• _Set problem_: Reproduce the listing below character for character; drop every image.

• • • •

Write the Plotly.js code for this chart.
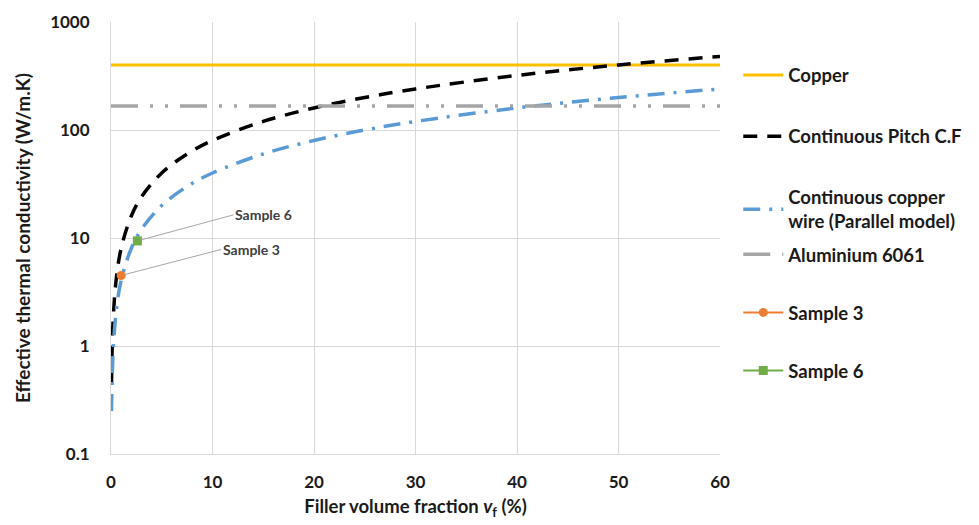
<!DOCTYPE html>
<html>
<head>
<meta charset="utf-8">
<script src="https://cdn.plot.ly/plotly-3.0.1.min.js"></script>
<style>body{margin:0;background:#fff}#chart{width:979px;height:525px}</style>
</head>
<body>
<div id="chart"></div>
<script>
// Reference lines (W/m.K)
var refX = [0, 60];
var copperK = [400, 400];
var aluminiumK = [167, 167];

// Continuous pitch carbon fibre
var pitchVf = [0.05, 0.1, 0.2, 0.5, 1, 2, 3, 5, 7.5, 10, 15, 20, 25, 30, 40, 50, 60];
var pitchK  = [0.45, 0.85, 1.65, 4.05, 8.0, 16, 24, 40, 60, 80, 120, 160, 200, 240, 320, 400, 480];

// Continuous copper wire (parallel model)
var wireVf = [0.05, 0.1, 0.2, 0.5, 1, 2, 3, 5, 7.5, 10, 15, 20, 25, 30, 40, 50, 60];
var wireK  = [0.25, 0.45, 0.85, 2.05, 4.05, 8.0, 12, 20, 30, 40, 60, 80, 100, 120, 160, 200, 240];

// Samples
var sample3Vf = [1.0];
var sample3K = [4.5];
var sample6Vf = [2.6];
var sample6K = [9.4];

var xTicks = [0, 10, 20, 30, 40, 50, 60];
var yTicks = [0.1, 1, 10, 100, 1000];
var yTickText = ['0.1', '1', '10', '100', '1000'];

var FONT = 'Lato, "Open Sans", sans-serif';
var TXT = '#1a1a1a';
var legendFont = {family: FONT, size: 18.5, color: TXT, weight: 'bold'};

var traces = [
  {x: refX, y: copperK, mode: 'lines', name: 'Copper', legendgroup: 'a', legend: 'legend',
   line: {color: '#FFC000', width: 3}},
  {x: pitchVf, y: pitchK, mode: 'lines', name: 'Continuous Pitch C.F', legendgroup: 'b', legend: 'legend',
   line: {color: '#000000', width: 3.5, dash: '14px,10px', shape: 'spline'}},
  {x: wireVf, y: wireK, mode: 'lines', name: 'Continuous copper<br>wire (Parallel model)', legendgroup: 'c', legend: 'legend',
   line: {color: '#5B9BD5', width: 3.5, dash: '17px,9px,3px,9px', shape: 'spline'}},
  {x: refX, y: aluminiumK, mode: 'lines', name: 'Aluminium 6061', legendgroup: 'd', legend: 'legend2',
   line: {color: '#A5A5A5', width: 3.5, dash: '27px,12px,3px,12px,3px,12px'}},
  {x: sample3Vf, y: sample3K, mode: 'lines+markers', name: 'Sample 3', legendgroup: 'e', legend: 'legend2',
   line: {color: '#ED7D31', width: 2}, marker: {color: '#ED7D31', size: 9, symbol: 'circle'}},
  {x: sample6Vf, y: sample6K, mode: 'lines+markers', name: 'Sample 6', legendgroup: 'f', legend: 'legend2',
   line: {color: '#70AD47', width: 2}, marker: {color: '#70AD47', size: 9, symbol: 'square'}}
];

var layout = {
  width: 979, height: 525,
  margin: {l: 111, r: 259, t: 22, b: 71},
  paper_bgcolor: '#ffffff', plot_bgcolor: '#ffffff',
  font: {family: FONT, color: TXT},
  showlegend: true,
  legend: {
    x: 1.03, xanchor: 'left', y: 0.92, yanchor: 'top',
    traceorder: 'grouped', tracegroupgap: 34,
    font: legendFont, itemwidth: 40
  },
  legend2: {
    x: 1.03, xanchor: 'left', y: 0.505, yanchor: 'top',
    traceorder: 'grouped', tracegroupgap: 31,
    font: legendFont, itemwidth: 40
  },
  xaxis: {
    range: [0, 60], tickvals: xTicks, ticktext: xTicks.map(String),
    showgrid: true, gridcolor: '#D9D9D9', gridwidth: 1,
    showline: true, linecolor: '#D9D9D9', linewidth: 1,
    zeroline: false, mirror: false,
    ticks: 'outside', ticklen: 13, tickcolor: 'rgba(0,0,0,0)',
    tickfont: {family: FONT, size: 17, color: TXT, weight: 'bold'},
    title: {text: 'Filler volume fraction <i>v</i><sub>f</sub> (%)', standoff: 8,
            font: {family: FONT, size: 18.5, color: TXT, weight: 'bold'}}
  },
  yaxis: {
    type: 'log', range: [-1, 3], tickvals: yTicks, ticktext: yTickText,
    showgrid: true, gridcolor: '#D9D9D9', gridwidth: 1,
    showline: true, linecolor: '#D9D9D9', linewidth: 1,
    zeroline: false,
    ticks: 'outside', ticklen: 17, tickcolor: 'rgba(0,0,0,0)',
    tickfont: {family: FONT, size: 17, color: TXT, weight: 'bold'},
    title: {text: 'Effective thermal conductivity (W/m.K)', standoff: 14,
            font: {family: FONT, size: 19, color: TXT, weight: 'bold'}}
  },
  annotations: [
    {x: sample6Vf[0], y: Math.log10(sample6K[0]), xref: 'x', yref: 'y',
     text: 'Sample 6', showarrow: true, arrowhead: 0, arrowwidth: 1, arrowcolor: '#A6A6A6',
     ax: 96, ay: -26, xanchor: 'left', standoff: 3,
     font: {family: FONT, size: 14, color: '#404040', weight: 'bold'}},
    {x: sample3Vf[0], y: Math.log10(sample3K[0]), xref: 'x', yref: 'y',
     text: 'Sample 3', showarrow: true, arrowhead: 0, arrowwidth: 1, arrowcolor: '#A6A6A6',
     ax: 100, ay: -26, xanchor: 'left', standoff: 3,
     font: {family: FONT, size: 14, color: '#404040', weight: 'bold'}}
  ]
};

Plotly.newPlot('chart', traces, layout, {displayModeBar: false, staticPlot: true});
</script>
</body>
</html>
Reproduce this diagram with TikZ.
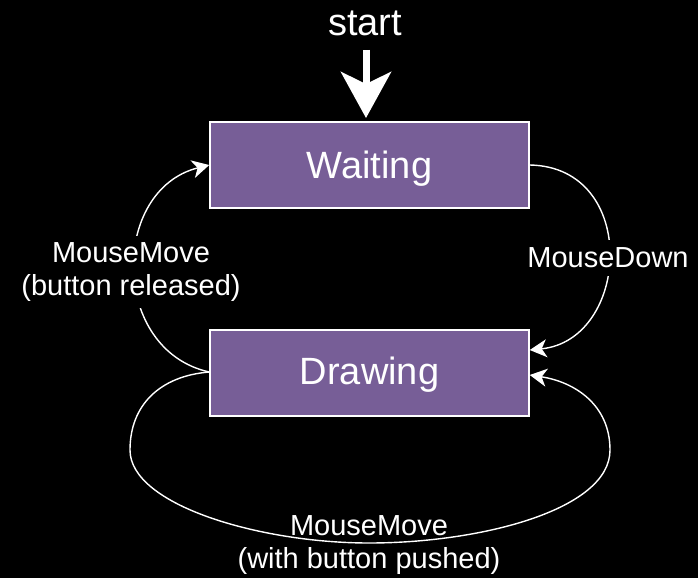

• • • •

• _Solution_:
Write the Plotly.js code for this chart.
<!DOCTYPE html>
<html>
<head>
<meta charset="utf-8">
<script src="https://cdn.plot.ly/plotly-3.0.1.min.js"></script>
<style>body{margin:0;background:#fff}#chart{width:979px;height:525px}</style>
</head>
<body>
<div id="chart"></div>
<script>
// Reference lines (W/m.K)
var refX = [0, 60];
var copperK = [400, 400];
var aluminiumK = [167, 167];

// Continuous pitch carbon fibre
var pitchVf = [0.05, 0.1, 0.2, 0.5, 1, 2, 3, 5, 7.5, 10, 15, 20, 25, 30, 40, 50, 60];
var pitchK  = [0.45, 0.85, 1.65, 4.05, 8.0, 16, 24, 40, 60, 80, 120, 160, 200, 240, 320, 400, 480];

// Continuous copper wire (parallel model)
var wireVf = [0.05, 0.1, 0.2, 0.5, 1, 2, 3, 5, 7.5, 10, 15, 20, 25, 30, 40, 50, 60];
var wireK  = [0.25, 0.45, 0.85, 2.05, 4.05, 8.0, 12, 20, 30, 40, 60, 80, 100, 120, 160, 200, 240];

// Samples
var sample3Vf = [1.0];
var sample3K = [4.5];
var sample6Vf = [2.6];
var sample6K = [9.4];

var xTicks = [0, 10, 20, 30, 40, 50, 60];
var yTicks = [0.1, 1, 10, 100, 1000];
var yTickText = ['0.1', '1', '10', '100', '1000'];

var FONT = 'Lato, "Open Sans", sans-serif';
var TXT = '#1a1a1a';
var legendFont = {family: FONT, size: 18.5, color: TXT, weight: 'bold'};

var traces = [
  {x: refX, y: copperK, mode: 'lines', name: 'Copper', legendgroup: 'a', legend: 'legend',
   line: {color: '#FFC000', width: 3}},
  {x: pitchVf, y: pitchK, mode: 'lines', name: 'Continuous Pitch C.F', legendgroup: 'b', legend: 'legend',
   line: {color: '#000000', width: 3.5, dash: '14px,10px', shape: 'spline'}},
  {x: wireVf, y: wireK, mode: 'lines', name: 'Continuous copper<br>wire (Parallel model)', legendgroup: 'c', legend: 'legend',
   line: {color: '#5B9BD5', width: 3.5, dash: '17px,9px,3px,9px', shape: 'spline'}},
  {x: refX, y: aluminiumK, mode: 'lines', name: 'Aluminium 6061', legendgroup: 'd', legend: 'legend2',
   line: {color: '#A5A5A5', width: 3.5, dash: '27px,12px,3px,12px,3px,12px'}},
  {x: sample3Vf, y: sample3K, mode: 'lines+markers', name: 'Sample 3', legendgroup: 'e', legend: 'legend2',
   line: {color: '#ED7D31', width: 2}, marker: {color: '#ED7D31', size: 9, symbol: 'circle'}},
  {x: sample6Vf, y: sample6K, mode: 'lines+markers', name: 'Sample 6', legendgroup: 'f', legend: 'legend2',
   line: {color: '#70AD47', width: 2}, marker: {color: '#70AD47', size: 9, symbol: 'square'}}
];

var layout = {
  width: 979, height: 525,
  margin: {l: 111, r: 259, t: 22, b: 71},
  paper_bgcolor: '#ffffff', plot_bgcolor: '#ffffff',
  font: {family: FONT, color: TXT},
  showlegend: true,
  legend: {
    x: 1.03, xanchor: 'left', y: 0.92, yanchor: 'top',
    traceorder: 'grouped', tracegroupgap: 34,
    font: legendFont, itemwidth: 40
  },
  legend2: {
    x: 1.03, xanchor: 'left', y: 0.505, yanchor: 'top',
    traceorder: 'grouped', tracegroupgap: 31,
    font: legendFont, itemwidth: 40
  },
  xaxis: {
    range: [0, 60], tickvals: xTicks, ticktext: xTicks.map(String),
    showgrid: true, gridcolor: '#D9D9D9', gridwidth: 1,
    showline: true, linecolor: '#D9D9D9', linewidth: 1,
    zeroline: false, mirror: false,
    ticks: 'outside', ticklen: 13, tickcolor: 'rgba(0,0,0,0)',
    tickfont: {family: FONT, size: 17, color: TXT, weight: 'bold'},
    title: {text: 'Filler volume fraction <i>v</i><sub>f</sub> (%)', standoff: 8,
            font: {family: FONT, size: 18.5, color: TXT, weight: 'bold'}}
  },
  yaxis: {
    type: 'log', range: [-1, 3], tickvals: yTicks, ticktext: yTickText,
    showgrid: true, gridcolor: '#D9D9D9', gridwidth: 1,
    showline: true, linecolor: '#D9D9D9', linewidth: 1,
    zeroline: false,
    ticks: 'outside', ticklen: 17, tickcolor: 'rgba(0,0,0,0)',
    tickfont: {family: FONT, size: 17, color: TXT, weight: 'bold'},
    title: {text: 'Effective thermal conductivity (W/m.K)', standoff: 14,
            font: {family: FONT, size: 19, color: TXT, weight: 'bold'}}
  },
  annotations: [
    {x: sample6Vf[0], y: Math.log10(sample6K[0]), xref: 'x', yref: 'y',
     text: 'Sample 6', showarrow: true, arrowhead: 0, arrowwidth: 1, arrowcolor: '#A6A6A6',
     ax: 96, ay: -26, xanchor: 'left', standoff: 3,
     font: {family: FONT, size: 14, color: '#404040', weight: 'bold'}},
    {x: sample3Vf[0], y: Math.log10(sample3K[0]), xref: 'x', yref: 'y',
     text: 'Sample 3', showarrow: true, arrowhead: 0, arrowwidth: 1, arrowcolor: '#A6A6A6',
     ax: 100, ay: -26, xanchor: 'left', standoff: 3,
     font: {family: FONT, size: 14, color: '#404040', weight: 'bold'}}
  ]
};

Plotly.newPlot('chart', traces, layout, {displayModeBar: false, staticPlot: true});
</script>
</body>
</html>
Reproduce this diagram with TikZ.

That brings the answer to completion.